Hernandez was with the Mariners from 2005 through ‘19. He refused to sign for big-market bucks in New York or Los Angeles and instead stayed in Seattle to get the M’s to the playoffs they never made.
Now 36, Hernandez walked in from center field to the pitcher’s mound to throw the ceremonial first pitch for Game 3. It was a long, celebratory stroll. He basked in the hazy sun and every cheer on his slow walk to the infield. He turned and waived to all sides of the park. He pumped his fists.
It was indeed, as the giant video board beyond center field proclaimed, The Return of the King.
He was so excited his pitch from atop the mound he used to own was high and hard.
Hernandez told Greene afterward that as he was walking to the mound “I couldn’t feel my legs.”
He wasn’t the only Mariner jacked about Seattle’s first postseason game in two decades.
“Getting to bring playoff baseball back to Seattle...we’re all looking forward to getting in front of our fans again,” France, the team’s first baseman, said before Saturday’s game.
“It’s a factor that I don’t think gets talked about enough,” Mariners manager Scott Servais said.
“In the first inning, when there are 45,000 Mariners fans pumped and behind us, we certainly need it.

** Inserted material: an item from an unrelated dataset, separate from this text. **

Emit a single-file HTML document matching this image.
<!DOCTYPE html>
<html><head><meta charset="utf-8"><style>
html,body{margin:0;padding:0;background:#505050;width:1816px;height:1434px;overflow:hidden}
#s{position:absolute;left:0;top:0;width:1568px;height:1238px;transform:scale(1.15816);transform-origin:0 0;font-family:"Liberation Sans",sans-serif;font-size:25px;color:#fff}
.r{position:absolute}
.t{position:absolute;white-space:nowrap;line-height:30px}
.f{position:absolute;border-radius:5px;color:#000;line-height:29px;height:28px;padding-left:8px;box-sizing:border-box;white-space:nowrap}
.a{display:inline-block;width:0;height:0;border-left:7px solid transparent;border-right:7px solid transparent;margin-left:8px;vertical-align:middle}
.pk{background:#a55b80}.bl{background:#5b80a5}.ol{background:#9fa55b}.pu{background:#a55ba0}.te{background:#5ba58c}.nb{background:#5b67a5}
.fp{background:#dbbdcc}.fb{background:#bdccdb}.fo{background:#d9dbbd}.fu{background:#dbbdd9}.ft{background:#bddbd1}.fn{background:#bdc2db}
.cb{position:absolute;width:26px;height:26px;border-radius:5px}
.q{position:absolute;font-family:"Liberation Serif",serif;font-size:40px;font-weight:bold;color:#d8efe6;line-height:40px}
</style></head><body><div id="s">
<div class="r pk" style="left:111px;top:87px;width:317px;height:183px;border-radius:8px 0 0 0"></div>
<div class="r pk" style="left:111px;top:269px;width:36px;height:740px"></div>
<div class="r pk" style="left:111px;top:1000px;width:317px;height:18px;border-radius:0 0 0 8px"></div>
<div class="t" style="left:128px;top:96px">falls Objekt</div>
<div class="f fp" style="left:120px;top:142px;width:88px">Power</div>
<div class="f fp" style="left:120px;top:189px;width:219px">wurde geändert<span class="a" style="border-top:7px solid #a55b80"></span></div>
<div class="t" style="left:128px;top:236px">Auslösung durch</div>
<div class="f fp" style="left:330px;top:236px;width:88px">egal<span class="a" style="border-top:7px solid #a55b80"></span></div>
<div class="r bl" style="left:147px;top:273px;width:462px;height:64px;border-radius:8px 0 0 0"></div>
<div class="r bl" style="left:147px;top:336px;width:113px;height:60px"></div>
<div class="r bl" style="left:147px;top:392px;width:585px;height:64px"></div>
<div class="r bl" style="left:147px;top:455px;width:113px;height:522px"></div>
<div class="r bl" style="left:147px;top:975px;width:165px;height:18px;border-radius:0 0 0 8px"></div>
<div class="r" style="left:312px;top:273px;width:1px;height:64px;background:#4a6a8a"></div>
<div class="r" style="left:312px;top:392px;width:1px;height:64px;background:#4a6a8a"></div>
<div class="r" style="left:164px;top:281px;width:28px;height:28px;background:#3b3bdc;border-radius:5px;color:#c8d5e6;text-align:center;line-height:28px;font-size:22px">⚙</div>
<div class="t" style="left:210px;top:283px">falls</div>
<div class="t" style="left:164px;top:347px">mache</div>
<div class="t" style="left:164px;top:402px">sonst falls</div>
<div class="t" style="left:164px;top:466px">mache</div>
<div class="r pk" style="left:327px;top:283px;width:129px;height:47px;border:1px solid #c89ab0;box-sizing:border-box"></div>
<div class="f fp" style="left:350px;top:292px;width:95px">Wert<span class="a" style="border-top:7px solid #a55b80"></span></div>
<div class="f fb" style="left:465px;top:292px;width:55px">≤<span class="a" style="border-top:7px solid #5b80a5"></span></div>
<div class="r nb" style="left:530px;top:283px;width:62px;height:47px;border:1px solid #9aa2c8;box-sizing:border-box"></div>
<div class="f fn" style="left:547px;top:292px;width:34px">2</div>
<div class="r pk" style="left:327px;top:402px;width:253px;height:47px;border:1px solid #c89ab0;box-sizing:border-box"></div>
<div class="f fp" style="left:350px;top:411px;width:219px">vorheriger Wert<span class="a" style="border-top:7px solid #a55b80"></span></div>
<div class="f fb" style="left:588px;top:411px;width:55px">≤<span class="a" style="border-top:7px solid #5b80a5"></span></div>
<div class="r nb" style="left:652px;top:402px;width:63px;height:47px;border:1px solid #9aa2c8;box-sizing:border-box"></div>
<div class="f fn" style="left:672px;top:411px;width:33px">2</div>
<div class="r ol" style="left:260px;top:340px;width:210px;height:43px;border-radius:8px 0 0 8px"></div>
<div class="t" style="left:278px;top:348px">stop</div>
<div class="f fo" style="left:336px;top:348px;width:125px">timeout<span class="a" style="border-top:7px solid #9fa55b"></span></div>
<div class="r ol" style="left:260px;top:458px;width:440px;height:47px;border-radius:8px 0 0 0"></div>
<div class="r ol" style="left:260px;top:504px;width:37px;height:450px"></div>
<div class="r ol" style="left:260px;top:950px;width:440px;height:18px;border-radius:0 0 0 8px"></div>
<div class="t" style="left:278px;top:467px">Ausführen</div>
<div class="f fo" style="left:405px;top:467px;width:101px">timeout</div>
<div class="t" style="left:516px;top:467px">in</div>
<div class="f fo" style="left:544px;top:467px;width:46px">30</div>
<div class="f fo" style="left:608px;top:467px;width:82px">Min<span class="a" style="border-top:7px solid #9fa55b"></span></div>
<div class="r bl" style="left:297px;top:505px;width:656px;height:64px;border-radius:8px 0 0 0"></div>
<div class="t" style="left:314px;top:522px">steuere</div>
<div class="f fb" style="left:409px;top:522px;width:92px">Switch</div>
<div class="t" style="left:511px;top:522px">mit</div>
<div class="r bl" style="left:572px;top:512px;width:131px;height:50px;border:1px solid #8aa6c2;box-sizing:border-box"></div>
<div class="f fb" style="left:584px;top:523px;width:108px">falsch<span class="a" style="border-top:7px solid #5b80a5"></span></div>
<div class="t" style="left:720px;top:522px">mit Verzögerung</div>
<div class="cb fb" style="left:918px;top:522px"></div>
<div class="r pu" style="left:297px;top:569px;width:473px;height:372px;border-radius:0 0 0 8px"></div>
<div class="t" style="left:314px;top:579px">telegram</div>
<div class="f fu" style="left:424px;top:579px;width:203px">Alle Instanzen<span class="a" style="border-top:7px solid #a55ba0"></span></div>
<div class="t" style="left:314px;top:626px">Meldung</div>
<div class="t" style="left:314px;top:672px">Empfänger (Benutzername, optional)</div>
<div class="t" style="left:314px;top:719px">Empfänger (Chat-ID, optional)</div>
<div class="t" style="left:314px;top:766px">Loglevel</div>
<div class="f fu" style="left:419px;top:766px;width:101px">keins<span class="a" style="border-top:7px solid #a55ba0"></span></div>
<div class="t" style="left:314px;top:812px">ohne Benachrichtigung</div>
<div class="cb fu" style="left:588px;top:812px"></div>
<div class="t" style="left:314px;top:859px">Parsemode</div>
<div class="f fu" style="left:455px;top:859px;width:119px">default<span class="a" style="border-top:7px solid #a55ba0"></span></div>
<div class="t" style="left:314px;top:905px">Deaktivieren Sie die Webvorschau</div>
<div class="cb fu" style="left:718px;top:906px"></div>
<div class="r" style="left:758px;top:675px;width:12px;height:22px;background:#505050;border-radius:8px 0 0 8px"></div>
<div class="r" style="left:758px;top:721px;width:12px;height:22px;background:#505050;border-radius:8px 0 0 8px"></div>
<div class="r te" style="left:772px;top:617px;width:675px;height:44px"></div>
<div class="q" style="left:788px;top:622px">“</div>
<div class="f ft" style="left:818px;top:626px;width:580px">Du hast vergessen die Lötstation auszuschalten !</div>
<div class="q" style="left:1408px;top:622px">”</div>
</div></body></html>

I’ve talked about it when we clinched (a playoff spot earlier this month), ended the drought, how valuable our fan base has been to this team. This team really...somehow, we get wired, we get going when it’s loud here.
“I really ask everyone to bring it. Not just our team. All 45,000 people that are going to show up here...because we need them.”